I need to filter out only strings that contains only digits and/or a fix set of punctuation.
I've tried checking each character and then summing the Boolean conditions to check if it is equal to the len(str)
. Is there a more pythonic way to do this:
>>> import string
>>> x = ['12,523', '3.46', "this is not", "foo bar 42", "23fa"]
>>> [i for i in x if [True if j.isdigit() else False for j in i] ]
['12,523', '3.46', 'this is not', 'foo bar 42']
>>> [i for i in x if sum([True if j.isdigit() or j in string.punctuation else False for j in i]) == len(i)]
['12,523', '3.46']
Using all
with generator expression, you don't need to count, compare length:
>>> [i for i in x if all(j.isdigit() or j in string.punctuation for j in i)]
['12,523', '3.46']
BTW, above and OP's code will include strings that contains only punctuations.

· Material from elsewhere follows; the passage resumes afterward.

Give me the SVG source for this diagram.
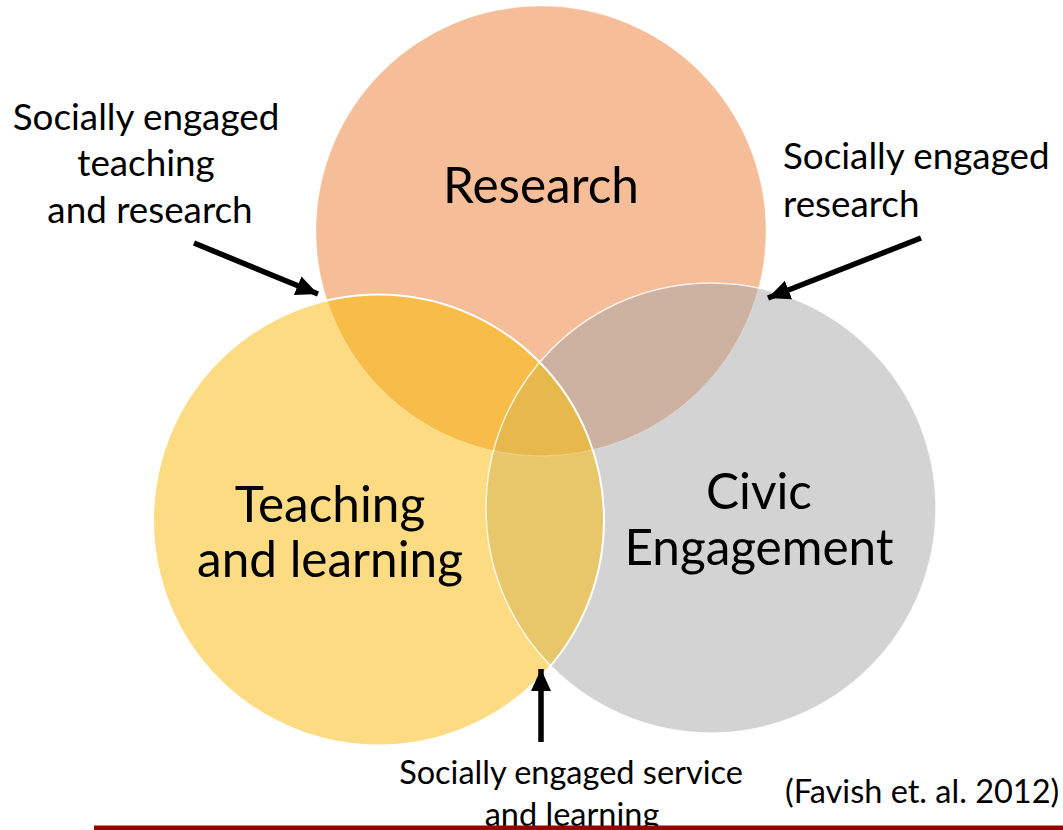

>>> x = [',,,', '...', '123', 'not number']
>>> [i for i in x if all(j.isdigit() or j in string.punctuation for j in i)]
[',,,', '...', '123']
To handle that, add more condition:
>>> [i for i in x if all(j.isdigit() or j in string.punctuation for j in i) and any(j.isdigit() for j in i)]
['123']
You can make it a little bit faster by storing the result of string.punctuation in a set.
>>> puncs = set(string.punctuation)
>>> [i for i in x if all(j.isdigit() or j in puncs for j in i) and any(j.isdigit() for j in i)]
['123']